Charts and diagrams as code
*****
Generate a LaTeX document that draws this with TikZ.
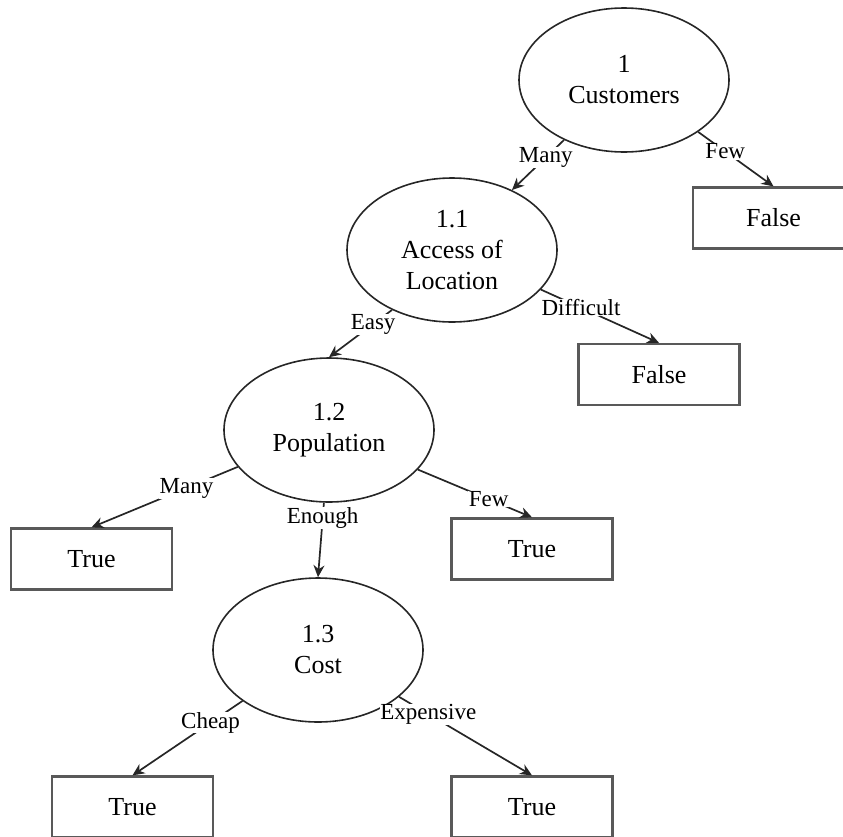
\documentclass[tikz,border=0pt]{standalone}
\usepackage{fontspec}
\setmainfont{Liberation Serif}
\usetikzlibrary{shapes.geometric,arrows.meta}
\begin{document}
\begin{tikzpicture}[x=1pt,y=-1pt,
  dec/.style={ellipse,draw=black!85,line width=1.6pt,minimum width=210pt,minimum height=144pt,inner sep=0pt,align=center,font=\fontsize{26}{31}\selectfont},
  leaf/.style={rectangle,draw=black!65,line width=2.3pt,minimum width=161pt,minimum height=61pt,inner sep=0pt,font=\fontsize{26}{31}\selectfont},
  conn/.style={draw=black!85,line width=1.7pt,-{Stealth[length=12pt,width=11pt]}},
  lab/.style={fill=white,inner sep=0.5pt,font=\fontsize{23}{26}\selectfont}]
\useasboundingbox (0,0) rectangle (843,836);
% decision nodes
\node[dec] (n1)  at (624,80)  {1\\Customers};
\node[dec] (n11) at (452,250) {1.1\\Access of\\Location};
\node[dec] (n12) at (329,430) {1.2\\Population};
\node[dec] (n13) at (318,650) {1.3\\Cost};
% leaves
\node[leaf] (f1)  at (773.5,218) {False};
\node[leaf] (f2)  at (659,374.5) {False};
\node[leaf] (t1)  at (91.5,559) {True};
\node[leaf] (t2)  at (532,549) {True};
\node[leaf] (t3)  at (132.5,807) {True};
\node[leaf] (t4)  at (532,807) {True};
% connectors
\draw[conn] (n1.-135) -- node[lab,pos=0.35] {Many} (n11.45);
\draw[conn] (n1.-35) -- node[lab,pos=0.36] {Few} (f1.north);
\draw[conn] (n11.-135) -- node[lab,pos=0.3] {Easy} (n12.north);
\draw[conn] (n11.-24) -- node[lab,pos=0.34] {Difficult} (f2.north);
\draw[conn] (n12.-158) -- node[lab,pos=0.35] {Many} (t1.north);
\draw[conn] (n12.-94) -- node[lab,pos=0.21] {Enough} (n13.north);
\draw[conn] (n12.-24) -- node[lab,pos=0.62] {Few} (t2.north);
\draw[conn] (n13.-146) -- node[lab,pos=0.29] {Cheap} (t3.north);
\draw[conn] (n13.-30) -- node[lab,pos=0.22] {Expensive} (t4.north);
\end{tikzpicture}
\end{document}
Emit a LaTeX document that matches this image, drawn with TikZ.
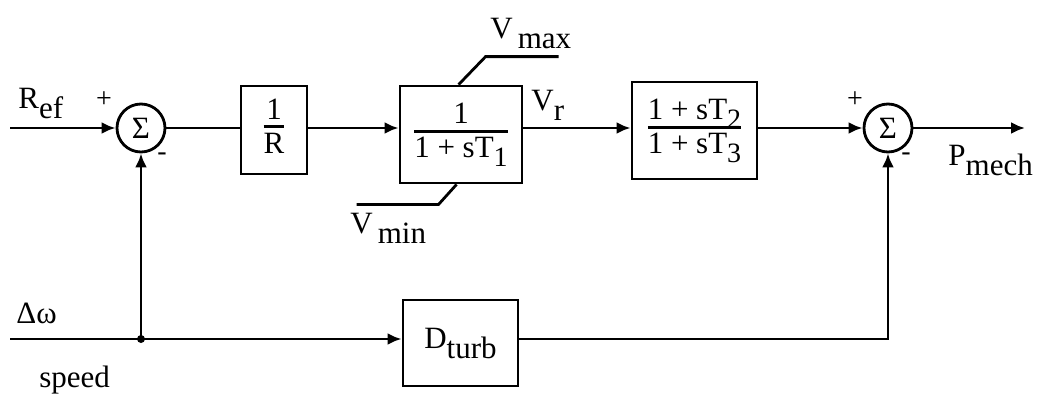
*****
** Given instruction **
Copy every line above word for word and exclude the pictures.

** Solved problem **
Generate a LaTeX document that draws this with TikZ.
\documentclass[tikz,border=0pt]{standalone}
\usepackage{fontspec}
\setmainfont{Liberation Serif}
\usetikzlibrary{shapes.geometric,arrows.meta}
\begin{document}
\begin{tikzpicture}[x=1pt,y=-1pt,
  dec/.style={ellipse,draw=black!85,line width=1.6pt,minimum width=210pt,minimum height=144pt,inner sep=0pt,align=center,font=\fontsize{26}{31}\selectfont},
  leaf/.style={rectangle,draw=black!65,line width=2.3pt,minimum width=161pt,minimum height=61pt,inner sep=0pt,font=\fontsize{26}{31}\selectfont},
  conn/.style={draw=black!85,line width=1.7pt,-{Stealth[length=12pt,width=11pt]}},
  lab/.style={fill=white,inner sep=0.5pt,font=\fontsize{23}{26}\selectfont}]
\useasboundingbox (0,0) rectangle (843,836);
% decision nodes
\node[dec] (n1)  at (624,80)  {1\\Customers};
\node[dec] (n11) at (452,250) {1.1\\Access of\\Location};
\node[dec] (n12) at (329,430) {1.2\\Population};
\node[dec] (n13) at (318,650) {1.3\\Cost};
% leaves
\node[leaf] (f1)  at (773.5,218) {False};
\node[leaf] (f2)  at (659,374.5) {False};
\node[leaf] (t1)  at (91.5,559) {True};
\node[leaf] (t2)  at (532,549) {True};
\node[leaf] (t3)  at (132.5,807) {True};
\node[leaf] (t4)  at (532,807) {True};
% connectors
\draw[conn] (n1.-135) -- node[lab,pos=0.35] {Many} (n11.45);
\draw[conn] (n1.-35) -- node[lab,pos=0.36] {Few} (f1.north);
\draw[conn] (n11.-135) -- node[lab,pos=0.3] {Easy} (n12.north);
\draw[conn] (n11.-24) -- node[lab,pos=0.34] {Difficult} (f2.north);
\draw[conn] (n12.-158) -- node[lab,pos=0.35] {Many} (t1.north);
\draw[conn] (n12.-94) -- node[lab,pos=0.21] {Enough} (n13.north);
\draw[conn] (n12.-24) -- node[lab,pos=0.62] {Few} (t2.north);
\draw[conn] (n13.-146) -- node[lab,pos=0.29] {Cheap} (t3.north);
\draw[conn] (n13.-30) -- node[lab,pos=0.22] {Expensive} (t4.north);
\end{tikzpicture}
\end{document}
Emit a LaTeX document that matches this image, drawn with TikZ.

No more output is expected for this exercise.